The real battle against the drug trade must be fought in the developed world.

One of the ways in which the developed world has chosen to deal with the threat has been by cracking down on the laundering of the profits made from the international drugs trade. Corruption has at last become a preoccupation of the International Monetary Fund (IMF) in deciding which countries it should help with their financial problems.

A financial action task force on money laundering was established at the G7 summit in Paris in 1989. It issued 40 recommendations to member countries in 1990, and these were updated last year.

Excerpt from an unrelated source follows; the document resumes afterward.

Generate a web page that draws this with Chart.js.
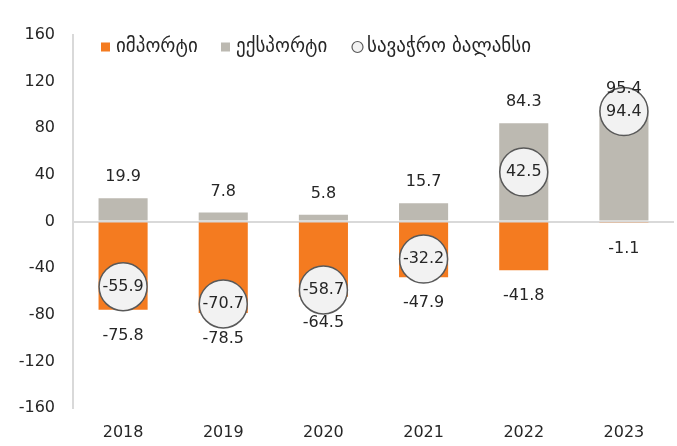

Ireland is a member of this task force, and has been prompt in implementing its recommendations through the Criminal Justice Act of 1994, and the Criminal Assets Bureau Act of 1996.

These laws make money laundering a criminal offence, require bankers to report on "suspicious transactions", and provide for the freezing and confiscation of the assets of crime. The Financial Action Task Force is doing reviews of progress in each member country, and will report on Ireland soon.

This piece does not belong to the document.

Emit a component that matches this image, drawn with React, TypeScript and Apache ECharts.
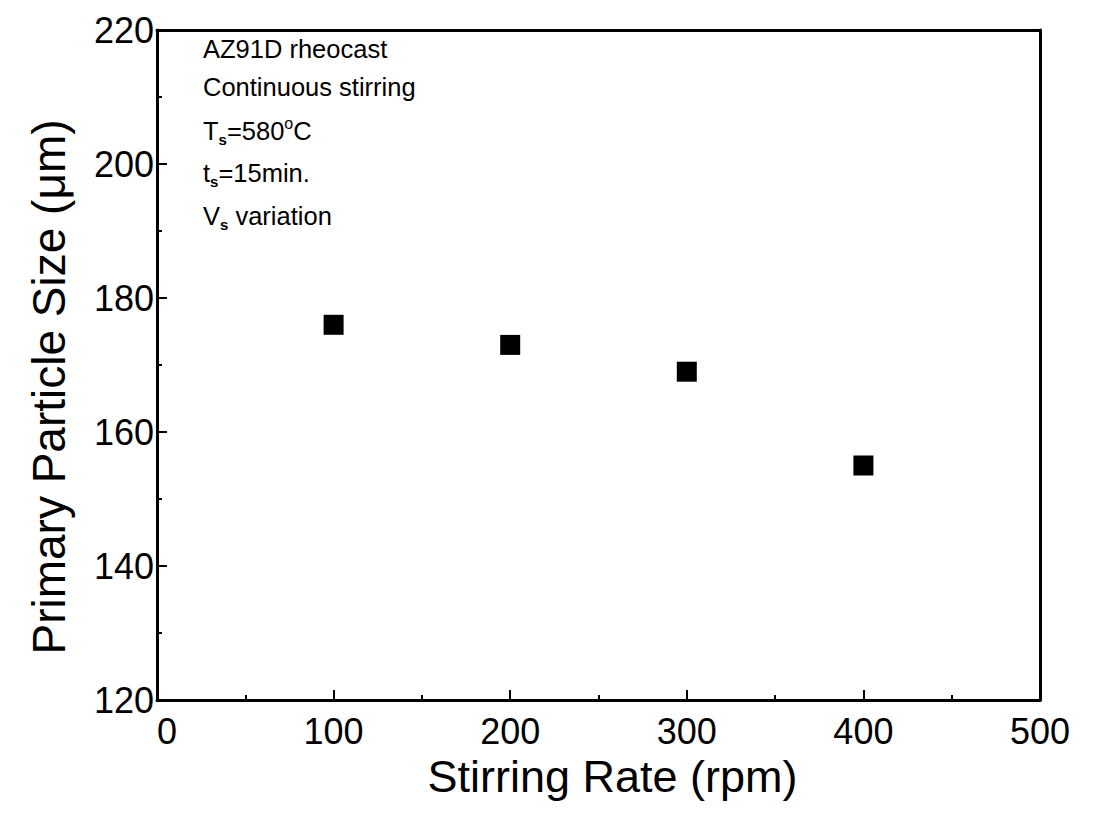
import React, { useEffect, useRef } from "react";
import * as echarts from "echarts";

const stirringRate = [100, 200, 300, 400];
const particleSize = [176, 173, 169, 155];
const xTicks = [0, 100, 200, 300, 400, 500];
const yTicks = [120, 140, 160, 180, 200, 220];

const FONT = "Liberation Sans, Arial, sans-serif";

export default function App() {
  const ref = useRef<HTMLDivElement>(null);
  useEffect(() => {
    const chart = echarts.init(ref.current!, null, { renderer: "svg" });
    const base = { fontFamily: FONT, fontSize: 25.5, color: "#000" };
    const rich = {
      a: { ...base, verticalAlign: "middle", lineHeight: 32 },
      s: { fontFamily: FONT, fontSize: 15, fontWeight: "bold", color: "#000", verticalAlign: "bottom", lineHeight: 32, padding: [16, 0, 0, 0] },
      o: { fontFamily: FONT, fontSize: 16, color: "#000", verticalAlign: "top", lineHeight: 32, padding: [0, 0, 10, 0] },
    };
    const lines = [
      { y: 28, t: "{a|AZ91D rheocast}" },
      { y: 66, t: "{a|Continuous stirring}" },
      { y: 107, t: "{a|T}{s|s}{a|=580}{o|o}{a|C}" },
      { y: 150, t: "{a|t}{s|s}{a|=15min.}" },
      { y: 193, t: "{a|V}{s|s}{a| variation}" },
    ];
    chart.setOption({
      animation: false,
      backgroundColor: "#fff",
      grid: { left: 149, right: 57, top: 22, bottom: 112, containLabel: false },
      xAxis: [
        {
          type: "value",
          min: xTicks[0],
          max: xTicks[xTicks.length - 1],
          interval: 100,
          name: "Stirring Rate (rpm)",
          nameLocation: "middle",
          nameGap: 46,
          nameTextStyle: { fontFamily: FONT, fontSize: 45, color: "#000", padding: [0, 0, 0, 28] },
          axisLine: { show: true, onZero: false, lineStyle: { color: "#000", width: 3 } },
          axisTick: { show: true, inside: true, length: 10, lineStyle: { color: "#000", width: 2 } },
          minorTick: { show: true, splitNumber: 2, length: 5, lineStyle: { color: "#000", width: 2 } },
          axisLabel: { fontFamily: FONT, fontSize: 36, lineHeight: 26, color: "#000", margin: 18, alignMinLabel: "left" },
          splitLine: { show: false },
        },
        {
          type: "value",
          position: "top",
          min: 0,
          max: 500,
          axisLine: { show: true, onZero: false, lineStyle: { color: "#000", width: 3 } },
          axisTick: { show: false },
          axisLabel: { show: false },
          splitLine: { show: false },
        },
      ],
      yAxis: [
        {
          type: "value",
          min: yTicks[0],
          max: yTicks[yTicks.length - 1],
          interval: 20,
          name: "Primary Particle Size (\u03bcm)",
          nameLocation: "middle",
          nameGap: 85,
          nameTextStyle: { fontFamily: FONT, fontSize: 46, color: "#000", padding: [0, 44, 0, 0] },
          axisLine: { show: true, onZero: false, lineStyle: { color: "#000", width: 3 } },
          axisTick: { show: true, inside: true, length: 10, lineStyle: { color: "#000", width: 2 } },
          minorTick: { show: true, splitNumber: 2, length: 5, lineStyle: { color: "#000", width: 2 } },
          axisLabel: { fontFamily: FONT, fontSize: 36, lineHeight: 26, color: "#000", margin: 3 },
          splitLine: { show: false },
        },
        {
          type: "value",
          position: "right",
          min: 120,
          max: 220,
          axisLine: { show: true, onZero: false, lineStyle: { color: "#000", width: 3 } },
          axisTick: { show: false },
          axisLabel: { show: false },
          splitLine: { show: false },
        },
      ],
      graphic: lines.map((l) => ({
        type: "text",
        left: 195,
        top: l.y,
        style: { text: l.t, rich },
      })),
      series: [
        {
          type: "scatter",
          symbol: "rect",
          symbolSize: 20,
          itemStyle: { color: "#000", opacity: 1 },
          data: stirringRate.map((x, i) => [x, particleSize[i]]),
        },
      ],
    });
    return () => chart.dispose();
  }, []);
  return <div ref={ref} style={{ width: 1089, height: 804 }} />;
}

But the criminal fraternity has not been slow in taking counter measures. Banking through the Internet creates a new opportunity for money laundering. The single European currency will encourage people to have bank accounts in other countries of the single currency area. When a bank manager does not know customers personally, money laundering is easier. Smart cards also create a new way of transferring money which will be used for money laundering.

The Irish legislation on money laundering, although quite up-to-date, is not comprehensive. Let me give some examples.

The purchase of a single premium life insurance policy is an increasingly popular way of shifting money. But insurance brokers are not covered by present Irish requirements to report suspicious transactions.

Buying property is another way of laundering money. Estate agents are not covered by our legislation. Equally, lawyers are not included.

The definition of a "suspicious transaction" that must be reported includes money derived from "drugs, or other criminal activity". This is a fairly comprehensive definition - but there is a doubt as to whether tax evasion is included. Some of the most noteworthy Irish public examples of off-shore banking were apparently motivated by tax evasion. Suspicion of tax evasion should be explicitly included as an event requiring the reporting of "suspicious" transactions.

The debate on the Dunnes Payments Tribunal will necessarily involve a great deal of retrospection on things that happened in the past that should not have happened. It is appropriate to attribute blame. But it is also important to develop a constructive programme of action for the future.

The tribunal has already shown us how offshore bank accounts have been used to hide money and evade Irish taxes. As Ireland becomes more prosperous, the number of people here who will be tempted to use such devices will increase. There is a thin line between legitimate tax avoidance by prudent investment overseas, and tax evasion which is illicit. Those who hide what they are doing are more likely to be up to something illicit than those who willingly declare it.

The international financial services community, along with the governments of all states, including tax havens, will be called upon to develop new and transparent rules that put the common good above the needs of a small number of wealthy individuals.

Each state needs to clarify its own laws on corruption. Irish legislation on corruption dates back to an 1809 Act on the "Sale and Brokerage of Offices", an Act of 1889 on Corrupt Practices, and the Prevention of Corruption Act in 1916. We do not appear to have any native Irish law on corruption passed by our own Dail and Seanad!

Our corruption legislation should be updated. Very few people have ever heard of the 1809, 1889 or 1916 laws.

I hope that the Dail, when it meets to discuss the Dunnes Payments Tribunal, will also agree a positive programme of action to tighten up legislation on corruption and on money laundering.